07 Jul 2018

PyData Berlin 2018

First Python conference I attend.

The venue is in the complex of Charité – Universitätsmedizin Berlin: Forum 3 is a nice building and has also some space outdoors (fortunately the conference days were blessed by sun and a nice temperature).

First keynote was not strictly related to Python or data science/engineering. It was an extremely interesting, fun and in some moments moving account of the hacker scene in Romania before the collapse of Ceaușescu's regime in the eighties. The story of the COBRA was particularly interesting (COBRA is a Romanian clone of ZX Spectrum, the result of a remarkable process of reverse-engineering, glorious stubborness and sometimes not-strictly-legal work-arounds).
Next I attented Five things I learned from turning research papers into industry prototypes.

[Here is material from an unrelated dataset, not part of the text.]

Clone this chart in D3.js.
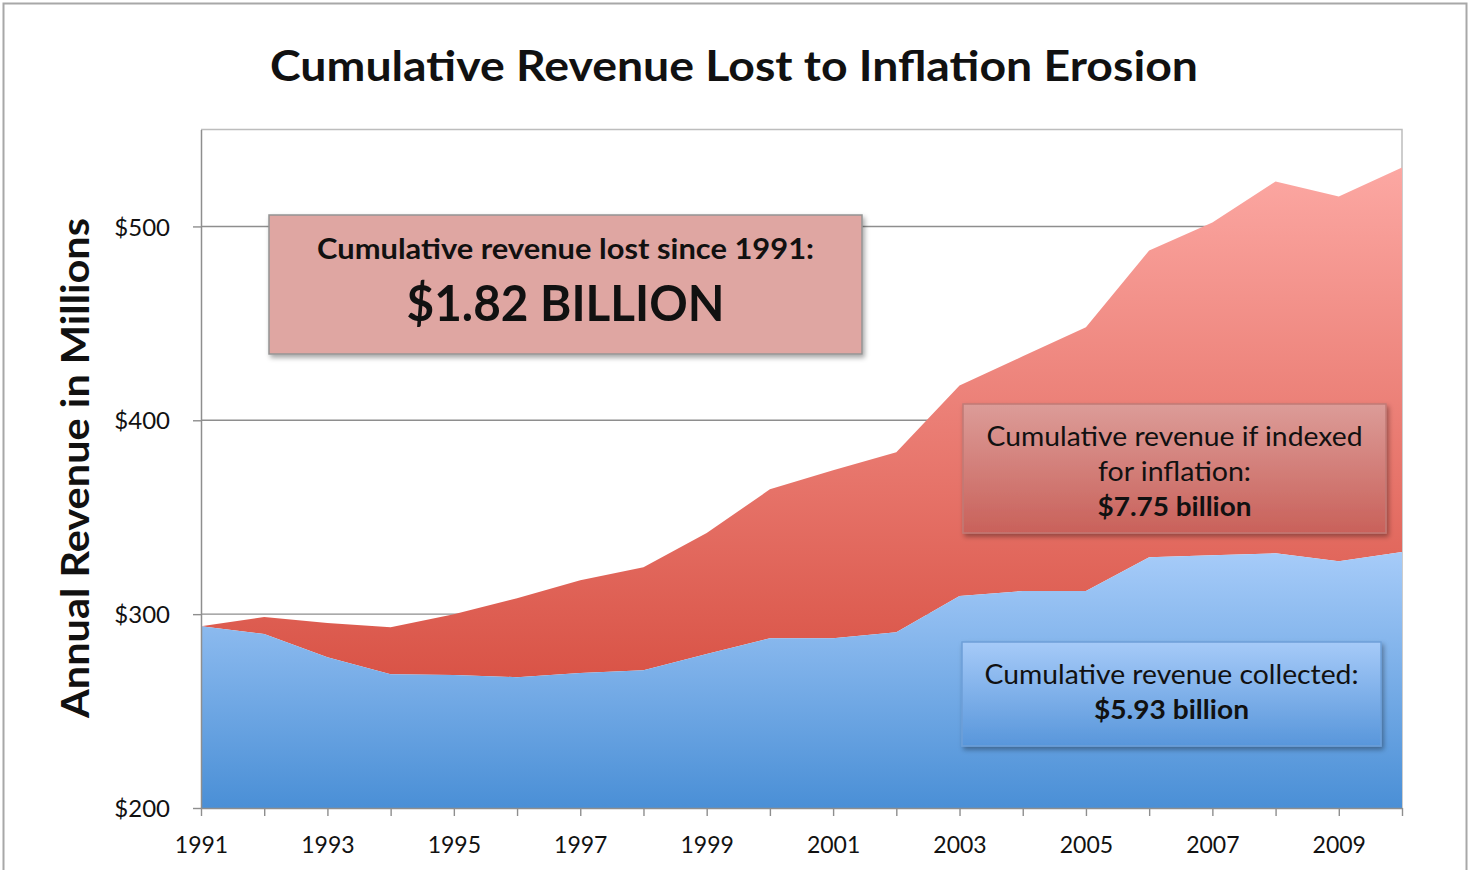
<!DOCTYPE html>
<html>
<head>
<meta charset="utf-8">
<script src="https://cdn.jsdelivr.net/npm/d3@7"></script>
<style>
  body { margin: 0; background: #fff; }
  text { font-family: Lato, "Open Sans", sans-serif; fill: #111; }
</style>
</head>
<body>
<div id="chart"></div>
<script>
const years = d3.range(1991, 2011);
const collected = [293.8, 289.7, 277.8, 269.0, 268.6, 267.5, 269.6, 271.0, 279.4, 287.6,
                   287.6, 290.7, 309.3, 311.9, 311.9, 329.4, 330.4, 331.4, 327.3, 332.0];
const indexed = [293.8, 298.5, 295.4, 293.3, 300.0, 308.2, 317.5, 324.2, 341.8, 364.4,
                 374.2, 383.5, 418.0, 433.0, 448.0, 487.6, 502.0, 523.2, 515.5, 530.4];
const yTicks = [200, 300, 400, 500];
const xLabelYears = [1991, 1993, 1995, 1997, 1999, 2001, 2003, 2005, 2007, 2009];

const title = "Cumulative Revenue Lost to Inflation Erosion";
const yTitle = "Annual Revenue in Millions";

const width = 1474, height = 870;

const svg = d3.select("#chart")
  .append("svg")
  .attr("width", width)
  .attr("height", height);

const defs = svg.append("defs");

function grad(id, stops, y1, y2, units) {
  const g = defs.append("linearGradient")
    .attr("id", id)
    .attr("x1", 0).attr("x2", 0)
    .attr("y1", y1).attr("y2", y2);
  if (units) g.attr("gradientUnits", units);
  stops.forEach(([o, c]) => g.append("stop").attr("offset", o).attr("stop-color", c));
}

grad("blueArea", [[0, "#a7ccf9"], [1, "#4a8fd6"]], 550, 808, "userSpaceOnUse");
grad("redArea", [[0, "#fca8a3"], [1, "#d95346"]], 165, 680, "userSpaceOnUse");
grad("redBox", [[0, "#dc9c98"], [1, "#c9615a"]], 0, 1);
grad("blueBox", [[0, "#a6caf8"], [1, "#5896db"]], 0, 1);

const shadow = defs.append("filter").attr("id", "shadow")
  .attr("x", "-10%").attr("y", "-10%").attr("width", "130%").attr("height", "140%");
shadow.append("feDropShadow")
  .attr("dx", 2).attr("dy", 3).attr("stdDeviation", 2.5)
  .attr("flood-color", "#000").attr("flood-opacity", 0.35);

// outer frame
svg.append("rect")
  .attr("x", 3.5).attr("y", 3.5)
  .attr("width", 1463).attr("height", 900)
  .attr("fill", "none")
  .attr("stroke", "#a8a8a8")
  .attr("stroke-width", 2);

const x = d3.scaleLinear().domain([1991, 2010]).range([201, 1402]);
const y = d3.scaleLinear().domain([200, 550]).range([808, 129.5]);

// plot frame top/right
svg.append("path")
  .attr("d", `M${x(1991)},${y(550)}H${x(2010)}V${y(200)}`)
  .attr("fill", "none")
  .attr("stroke", "#bdbdbd")
  .attr("stroke-width", 1.5);

// gridlines
svg.append("g")
  .selectAll("line")
  .data(yTicks.slice(1))
  .join("line")
  .attr("x1", x(1991)).attr("x2", x(2010))
  .attr("y1", d => y(d)).attr("y2", d => y(d))
  .attr("stroke", "#8e8e8e")
  .attr("stroke-width", 1.4);

const data = years.map((yr, i) => ({ yr, lo: collected[i], hi: indexed[i] }));

svg.append("path")
  .datum(data)
  .attr("fill", "url(#redArea)")
  .attr("d", d3.area().x(d => x(d.yr)).y0(d => y(d.lo)).y1(d => y(d.hi)));

svg.append("path")
  .datum(data)
  .attr("fill", "url(#blueArea)")
  .attr("d", d3.area().x(d => x(d.yr)).y0(y(200)).y1(d => y(d.lo)));

// axes
const yAxis = svg.append("g")
  .attr("transform", `translate(${x(1991)},0)`)
  .call(d3.axisLeft(y).tickValues(yTicks).tickSize(8).tickSizeOuter(0).tickPadding(24)
    .tickFormat(d => "$" + d));
yAxis.select(".domain").attr("stroke", "#8e8e8e").attr("stroke-width", 1.5);
yAxis.selectAll(".tick line").attr("stroke", "#8e8e8e").attr("stroke-width", 1.4);
yAxis.selectAll(".tick text")
  .attr("font-size", 24).attr("font-family", "Lato").attr("fill", "#222")
  .attr("dy", "0.36em").attr("x", -31);

const xAxis = svg.append("g")
  .attr("transform", `translate(0,${y(200)})`)
  .call(d3.axisBottom(x).tickValues(years).tickSize(8).tickSizeOuter(0).tickPadding(12)
    .tickFormat(d => xLabelYears.includes(d) ? String(d) : ""));
xAxis.select(".domain").attr("stroke", "#8e8e8e").attr("stroke-width", 1.5);
xAxis.selectAll(".tick line").attr("stroke", "#8e8e8e").attr("stroke-width", 1.4);
xAxis.selectAll(".tick text")
  .attr("font-size", 23).attr("font-family", "Lato").attr("fill", "#222")
  .attr("dy", "0.71em").attr("y", 29);

// titles
svg.append("text")
  .attr("x", 734).attr("y", 81)
  .attr("text-anchor", "middle")
  .attr("font-size", 42).attr("font-weight", "bold")
  .attr("textLength", 928).attr("lengthAdjust", "spacingAndGlyphs")
  .text(title);

svg.append("text")
  .attr("transform", "translate(89,468) rotate(-90)")
  .attr("text-anchor", "middle")
  .attr("font-size", 39).attr("font-weight", "bold")
  .attr("textLength", 500).attr("lengthAdjust", "spacingAndGlyphs")
  .text(yTitle);

// annotation boxes
const boxes = [
  { x: 269, y: 215, w: 593, h: 139, fill: "#dfa6a2", stroke: "#949494",
    lines: [
      { t: "Cumulative revenue lost since 1991:", y: 259, size: 28, bold: true, len: 497 },
      { t: "$1.82 BILLION", y: 321, size: 50, bold: true, len: 318 }
    ] },
  { x: 963, y: 404, w: 423, h: 129, fill: "url(#redBox)", stroke: "#c07a76",
    lines: [
      { t: "Cumulative revenue if indexed", y: 446, size: 26, bold: false, len: 376 },
      { t: "for inflation:", y: 481, size: 26, bold: false, len: 153 },
      { t: "$7.75 billion", y: 516, size: 26, bold: true, len: 154 }
    ] },
  { x: 962, y: 642, w: 419, h: 104, fill: "url(#blueBox)", stroke: "#6d9fd8",
    lines: [
      { t: "Cumulative revenue collected:", y: 684, size: 26, bold: false, len: 374 },
      { t: "$5.93 billion", y: 719, size: 26, bold: true, len: 155 }
    ] }
];

const box = svg.append("g")
  .selectAll("g")
  .data(boxes)
  .join("g");

box.append("rect")
  .attr("x", d => d.x).attr("y", d => d.y)
  .attr("width", d => d.w).attr("height", d => d.h)
  .attr("fill", d => d.fill)
  .attr("stroke", d => d.stroke)
  .attr("stroke-width", 1.5)
  .attr("filter", "url(#shadow)");

box.selectAll("text")
  .data(d => d.lines.map(l => ({ ...l, cx: d.x + d.w / 2 })))
  .join("text")
  .attr("x", d => d.cx).attr("y", d => d.y)
  .attr("text-anchor", "middle")
  .attr("font-size", d => d.size)
  .attr("font-weight", d => d.bold ? "bold" : "normal")
  .attr("textLength", d => d.len).attr("lengthAdjust", "spacingAndGlyphs")
  .text(d => d.t);
</script>
</body>
</html>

A practical collection of advices if you are tasked with the mission of converting some "theory" from a paper into something executable. Apparently a problem the audience could relate to a great deal. You can find the slides here.
Simple diagrams of convoluted neural networks seemed interesting, but unfortunately the presentation was hard to understand to my ears. Anyway, I managed to extract some value from it, mostly because the arguments led me to think about the general problem of devising a notation for expressing and describing a complex system (like a NN): it should make the reader able to follow the process step by step, it should make it easier to spot errors in the system, it should adhere consistently to the metaphor –if any– it decides to follow, it should pay attention to representing clearly what and how it's combined in the various phases of the process, and it should be dynamic (so apparently trying to represent neural networks using a static diagram is a lost cause?). The speaker said that the baseline is currently very low, and there's much space for improvement. The slides.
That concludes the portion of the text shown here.